--- Begin ---

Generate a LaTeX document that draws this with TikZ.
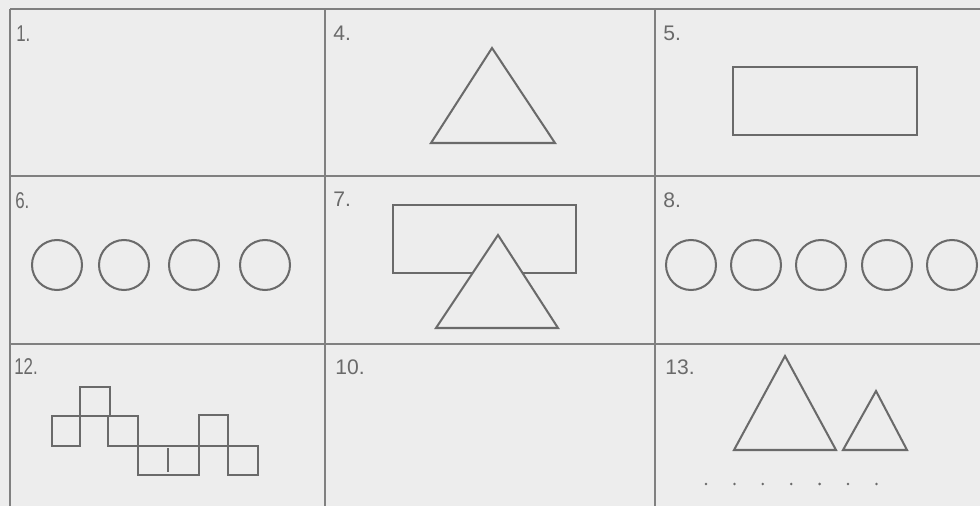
\documentclass[tikz,border=0pt]{standalone}
\usepackage{fontspec}
\setmainfont{Liberation Sans}
\newfontfamily\narrowsf[FakeStretch=0.74]{Liberation Sans}
\usetikzlibrary{positioning}
\definecolor{pagebg}{HTML}{EDEDED}
\definecolor{inkgray}{HTML}{6A6A6A}
\definecolor{rulegray}{HTML}{808080}

\begin{document}
\begin{tikzpicture}[x=0.02cm, y=-0.02cm,
  gridLine/.style ={rulegray, line width=0.85pt},
  figLine/.style  ={draw=inkgray, line width=1.15pt, line join=miter},
  mRing/.style    ={circle, draw=inkgray, line width=1.15pt, inner sep=0pt, minimum size=1cm},
  mLabel/.style   ={font=\fontsize{12}{14}\selectfont\color{inkgray}, anchor=north west, inner sep=0pt},
  mLabelN/.style  ={mLabel, font=\narrowsf\fontsize{13}{15}\selectfont\color{inkgray}},
]
% page 980x506 px, one unit = one px
\fill[pagebg] (0,0) rectangle (980,506);
\useasboundingbox (0,0) rectangle (980,506);
\draw[gridLine] (10,9) -- (980,9);
\draw[gridLine] (10,176) -- (980,176);
\draw[gridLine] (10,344) -- (980,344);
\foreach \x in {10,325,655} {
  \draw[gridLine] (\x,9) -- (\x,506);
}

% cell numbers
\node[mLabelN] (l1)  at (16,25)  {1.};
\node[mLabel]  (l4)  at (333,26) {4.};
\node[mLabel]  (l5)  at (663,26) {5.};
\node[mLabelN] (l6)  at (15,192) {6.};
\node[mLabel]  (l7)  at (333,192) {7.};
\node[mLabel]  (l8)  at (663,192) {8.};
\node[mLabelN] (l12) at (14,358) {12.};
\node[mLabel]  (l10) at (335,359) {10.};
\node[mLabel]  (l13) at (665,359) {13.};

% 4: triangle
\draw[figLine] (431,143) -- (555,143) -- (492,48) -- cycle;
% 5: rectangle
\draw[figLine] (733,67) rectangle (917,135);

% 6: four rings
\foreach \cx [count=\i] in {57,124,194,265} {
  \node[mRing] (r6-\i) at (\cx,265) {};
}

% 7: rectangle with triangle in front
\draw[figLine] (393,205) rectangle (576,273);
\draw[figLine, fill=pagebg] (436,328) -- (558,328) -- (498,235) -- cycle;

% 8: five rings
\foreach \cx [count=\i] in {691,756,821,887,952} {
  \node[mRing] (r8-\i) at (\cx,265) {};
}

% 12: chain of squares
\draw[figLine] (52,416) rectangle (80,446);
\draw[figLine] (80,387) rectangle (110,416);
\draw[figLine] (108,416) rectangle (138,446);
\draw[figLine] (138,446) rectangle (199,475);
\draw[figLine] (199,415) rectangle (228,446);
\draw[figLine] (228,446) rectangle (258,475);
\draw[inkgray, line width=1.7pt] (168,448) -- (168,472);

% 13: two triangles and dots
\draw[figLine] (734,450) -- (836,450) -- (785,356) -- cycle;
\draw[figLine] (843,450) -- (907,450) -- (876,391) -- cycle;
\foreach \dx in {0,...,6} {
  \fill[inkgray] ({706+28.4*\dx},484) circle (0.8pt);
}
\end{tikzpicture}
\end{document}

--- End ---

Task to complete:
Give the data again exactly as written, with all pictures left out.

Complete response:
Generate a LaTeX document that draws this with TikZ.
\documentclass[tikz,border=0pt]{standalone}
\usepackage{fontspec}
\setmainfont{Liberation Sans}
\newfontfamily\narrowsf[FakeStretch=0.74]{Liberation Sans}
\usetikzlibrary{positioning}
\definecolor{pagebg}{HTML}{EDEDED}
\definecolor{inkgray}{HTML}{6A6A6A}
\definecolor{rulegray}{HTML}{808080}

\begin{document}
\begin{tikzpicture}[x=0.02cm, y=-0.02cm,
  gridLine/.style ={rulegray, line width=0.85pt},
  figLine/.style  ={draw=inkgray, line width=1.15pt, line join=miter},
  mRing/.style    ={circle, draw=inkgray, line width=1.15pt, inner sep=0pt, minimum size=1cm},
  mLabel/.style   ={font=\fontsize{12}{14}\selectfont\color{inkgray}, anchor=north west, inner sep=0pt},
  mLabelN/.style  ={mLabel, font=\narrowsf\fontsize{13}{15}\selectfont\color{inkgray}},
]
% page 980x506 px, one unit = one px
\fill[pagebg] (0,0) rectangle (980,506);
\useasboundingbox (0,0) rectangle (980,506);
\draw[gridLine] (10,9) -- (980,9);
\draw[gridLine] (10,176) -- (980,176);
\draw[gridLine] (10,344) -- (980,344);
\foreach \x in {10,325,655} {
  \draw[gridLine] (\x,9) -- (\x,506);
}

% cell numbers
\node[mLabelN] (l1)  at (16,25)  {1.};
\node[mLabel]  (l4)  at (333,26) {4.};
\node[mLabel]  (l5)  at (663,26) {5.};
\node[mLabelN] (l6)  at (15,192) {6.};
\node[mLabel]  (l7)  at (333,192) {7.};
\node[mLabel]  (l8)  at (663,192) {8.};
\node[mLabelN] (l12) at (14,358) {12.};
\node[mLabel]  (l10) at (335,359) {10.};
\node[mLabel]  (l13) at (665,359) {13.};

% 4: triangle
\draw[figLine] (431,143) -- (555,143) -- (492,48) -- cycle;
% 5: rectangle
\draw[figLine] (733,67) rectangle (917,135);

% 6: four rings
\foreach \cx [count=\i] in {57,124,194,265} {
  \node[mRing] (r6-\i) at (\cx,265) {};
}

% 7: rectangle with triangle in front
\draw[figLine] (393,205) rectangle (576,273);
\draw[figLine, fill=pagebg] (436,328) -- (558,328) -- (498,235) -- cycle;

% 8: five rings
\foreach \cx [count=\i] in {691,756,821,887,952} {
  \node[mRing] (r8-\i) at (\cx,265) {};
}

% 12: chain of squares
\draw[figLine] (52,416) rectangle (80,446);
\draw[figLine] (80,387) rectangle (110,416);
\draw[figLine] (108,416) rectangle (138,446);
\draw[figLine] (138,446) rectangle (199,475);
\draw[figLine] (199,415) rectangle (228,446);
\draw[figLine] (228,446) rectangle (258,475);
\draw[inkgray, line width=1.7pt] (168,448) -- (168,472);

% 13: two triangles and dots
\draw[figLine] (734,450) -- (836,450) -- (785,356) -- cycle;
\draw[figLine] (843,450) -- (907,450) -- (876,391) -- cycle;
\foreach \dx in {0,...,6} {
  \fill[inkgray] ({706+28.4*\dx},484) circle (0.8pt);
}
\end{tikzpicture}
\end{document}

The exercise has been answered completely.